Copy the data exactly; pictures stay out of the copy.
* Start Supplied data *
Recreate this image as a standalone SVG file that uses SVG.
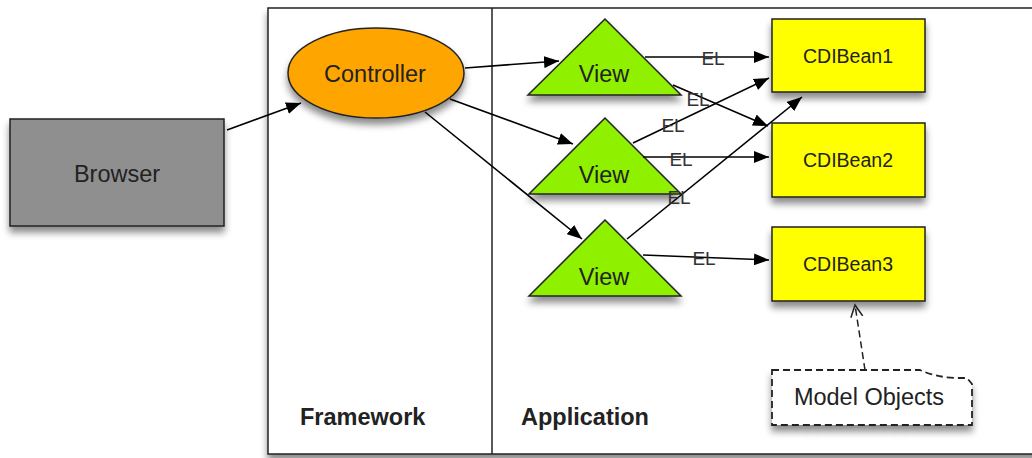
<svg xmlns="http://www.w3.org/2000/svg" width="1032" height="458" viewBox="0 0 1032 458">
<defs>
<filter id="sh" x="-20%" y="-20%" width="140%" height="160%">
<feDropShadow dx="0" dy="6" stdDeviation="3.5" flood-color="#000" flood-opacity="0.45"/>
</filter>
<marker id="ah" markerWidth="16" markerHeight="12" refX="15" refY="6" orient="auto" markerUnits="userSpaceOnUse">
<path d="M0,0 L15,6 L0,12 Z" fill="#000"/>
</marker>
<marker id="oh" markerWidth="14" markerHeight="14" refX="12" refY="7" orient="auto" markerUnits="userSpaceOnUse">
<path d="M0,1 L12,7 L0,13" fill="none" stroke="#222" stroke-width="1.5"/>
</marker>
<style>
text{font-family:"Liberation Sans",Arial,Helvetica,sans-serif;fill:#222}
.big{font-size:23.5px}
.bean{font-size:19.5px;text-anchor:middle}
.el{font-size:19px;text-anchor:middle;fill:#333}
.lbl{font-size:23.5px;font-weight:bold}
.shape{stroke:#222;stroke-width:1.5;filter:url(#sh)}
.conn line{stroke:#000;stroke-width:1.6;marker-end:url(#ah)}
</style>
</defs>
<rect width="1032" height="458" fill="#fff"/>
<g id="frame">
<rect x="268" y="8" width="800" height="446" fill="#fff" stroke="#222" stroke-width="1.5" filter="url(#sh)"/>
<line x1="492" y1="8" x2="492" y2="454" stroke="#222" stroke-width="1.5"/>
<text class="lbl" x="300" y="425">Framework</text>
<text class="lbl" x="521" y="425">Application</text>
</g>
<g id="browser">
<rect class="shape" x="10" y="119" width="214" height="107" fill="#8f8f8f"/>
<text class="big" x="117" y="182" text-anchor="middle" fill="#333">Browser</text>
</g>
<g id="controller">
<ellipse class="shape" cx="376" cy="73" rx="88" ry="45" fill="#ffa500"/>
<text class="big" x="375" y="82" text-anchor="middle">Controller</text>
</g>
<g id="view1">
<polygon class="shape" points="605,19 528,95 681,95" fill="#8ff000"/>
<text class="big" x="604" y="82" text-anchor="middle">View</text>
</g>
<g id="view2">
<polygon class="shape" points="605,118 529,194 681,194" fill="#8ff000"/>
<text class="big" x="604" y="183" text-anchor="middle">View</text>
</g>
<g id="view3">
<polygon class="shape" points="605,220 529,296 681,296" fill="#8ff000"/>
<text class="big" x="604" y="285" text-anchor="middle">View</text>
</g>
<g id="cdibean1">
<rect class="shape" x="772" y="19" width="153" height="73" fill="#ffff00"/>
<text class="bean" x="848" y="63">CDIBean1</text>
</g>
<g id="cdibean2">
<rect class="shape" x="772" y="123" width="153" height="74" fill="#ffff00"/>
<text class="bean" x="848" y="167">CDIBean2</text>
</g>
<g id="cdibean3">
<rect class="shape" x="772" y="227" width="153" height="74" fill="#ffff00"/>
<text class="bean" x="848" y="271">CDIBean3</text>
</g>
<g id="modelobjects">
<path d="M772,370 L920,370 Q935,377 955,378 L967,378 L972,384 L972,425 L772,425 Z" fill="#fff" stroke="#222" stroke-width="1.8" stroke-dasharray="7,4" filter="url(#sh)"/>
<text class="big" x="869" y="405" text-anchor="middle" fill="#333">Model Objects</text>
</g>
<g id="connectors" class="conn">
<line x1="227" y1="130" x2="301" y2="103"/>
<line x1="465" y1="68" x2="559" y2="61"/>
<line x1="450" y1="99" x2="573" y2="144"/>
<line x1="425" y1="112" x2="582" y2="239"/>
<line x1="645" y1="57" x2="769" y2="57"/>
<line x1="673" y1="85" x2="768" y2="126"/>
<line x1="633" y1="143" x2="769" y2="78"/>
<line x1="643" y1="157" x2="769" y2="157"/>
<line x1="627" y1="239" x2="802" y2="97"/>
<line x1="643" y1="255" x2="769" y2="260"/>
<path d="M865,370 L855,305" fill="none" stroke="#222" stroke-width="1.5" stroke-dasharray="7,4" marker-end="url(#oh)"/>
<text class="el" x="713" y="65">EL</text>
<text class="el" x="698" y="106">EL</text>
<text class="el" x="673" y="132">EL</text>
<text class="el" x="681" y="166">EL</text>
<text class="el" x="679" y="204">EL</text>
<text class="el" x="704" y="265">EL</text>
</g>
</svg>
* End Supplied data *
● Task result
Recreate this image as a standalone SVG file that uses SVG.
<svg xmlns="http://www.w3.org/2000/svg" width="1032" height="458" viewBox="0 0 1032 458">
<defs>
<filter id="sh" x="-20%" y="-20%" width="140%" height="160%">
<feDropShadow dx="0" dy="6" stdDeviation="3.5" flood-color="#000" flood-opacity="0.45"/>
</filter>
<marker id="ah" markerWidth="16" markerHeight="12" refX="15" refY="6" orient="auto" markerUnits="userSpaceOnUse">
<path d="M0,0 L15,6 L0,12 Z" fill="#000"/>
</marker>
<marker id="oh" markerWidth="14" markerHeight="14" refX="12" refY="7" orient="auto" markerUnits="userSpaceOnUse">
<path d="M0,1 L12,7 L0,13" fill="none" stroke="#222" stroke-width="1.5"/>
</marker>
<style>
text{font-family:"Liberation Sans",Arial,Helvetica,sans-serif;fill:#222}
.big{font-size:23.5px}
.bean{font-size:19.5px;text-anchor:middle}
.el{font-size:19px;text-anchor:middle;fill:#333}
.lbl{font-size:23.5px;font-weight:bold}
.shape{stroke:#222;stroke-width:1.5;filter:url(#sh)}
.conn line{stroke:#000;stroke-width:1.6;marker-end:url(#ah)}
</style>
</defs>
<rect width="1032" height="458" fill="#fff"/>
<g id="frame">
<rect x="268" y="8" width="800" height="446" fill="#fff" stroke="#222" stroke-width="1.5" filter="url(#sh)"/>
<line x1="492" y1="8" x2="492" y2="454" stroke="#222" stroke-width="1.5"/>
<text class="lbl" x="300" y="425">Framework</text>
<text class="lbl" x="521" y="425">Application</text>
</g>
<g id="browser">
<rect class="shape" x="10" y="119" width="214" height="107" fill="#8f8f8f"/>
<text class="big" x="117" y="182" text-anchor="middle" fill="#333">Browser</text>
</g>
<g id="controller">
<ellipse class="shape" cx="376" cy="73" rx="88" ry="45" fill="#ffa500"/>
<text class="big" x="375" y="82" text-anchor="middle">Controller</text>
</g>
<g id="view1">
<polygon class="shape" points="605,19 528,95 681,95" fill="#8ff000"/>
<text class="big" x="604" y="82" text-anchor="middle">View</text>
</g>
<g id="view2">
<polygon class="shape" points="605,118 529,194 681,194" fill="#8ff000"/>
<text class="big" x="604" y="183" text-anchor="middle">View</text>
</g>
<g id="view3">
<polygon class="shape" points="605,220 529,296 681,296" fill="#8ff000"/>
<text class="big" x="604" y="285" text-anchor="middle">View</text>
</g>
<g id="cdibean1">
<rect class="shape" x="772" y="19" width="153" height="73" fill="#ffff00"/>
<text class="bean" x="848" y="63">CDIBean1</text>
</g>
<g id="cdibean2">
<rect class="shape" x="772" y="123" width="153" height="74" fill="#ffff00"/>
<text class="bean" x="848" y="167">CDIBean2</text>
</g>
<g id="cdibean3">
<rect class="shape" x="772" y="227" width="153" height="74" fill="#ffff00"/>
<text class="bean" x="848" y="271">CDIBean3</text>
</g>
<g id="modelobjects">
<path d="M772,370 L920,370 Q935,377 955,378 L967,378 L972,384 L972,425 L772,425 Z" fill="#fff" stroke="#222" stroke-width="1.8" stroke-dasharray="7,4" filter="url(#sh)"/>
<text class="big" x="869" y="405" text-anchor="middle" fill="#333">Model Objects</text>
</g>
<g id="connectors" class="conn">
<line x1="227" y1="130" x2="301" y2="103"/>
<line x1="465" y1="68" x2="559" y2="61"/>
<line x1="450" y1="99" x2="573" y2="144"/>
<line x1="425" y1="112" x2="582" y2="239"/>
<line x1="645" y1="57" x2="769" y2="57"/>
<line x1="673" y1="85" x2="768" y2="126"/>
<line x1="633" y1="143" x2="769" y2="78"/>
<line x1="643" y1="157" x2="769" y2="157"/>
<line x1="627" y1="239" x2="802" y2="97"/>
<line x1="643" y1="255" x2="769" y2="260"/>
<path d="M865,370 L855,305" fill="none" stroke="#222" stroke-width="1.5" stroke-dasharray="7,4" marker-end="url(#oh)"/>
<text class="el" x="713" y="65">EL</text>
<text class="el" x="698" y="106">EL</text>
<text class="el" x="673" y="132">EL</text>
<text class="el" x="681" y="166">EL</text>
<text class="el" x="679" y="204">EL</text>
<text class="el" x="704" y="265">EL</text>
</g>
</svg>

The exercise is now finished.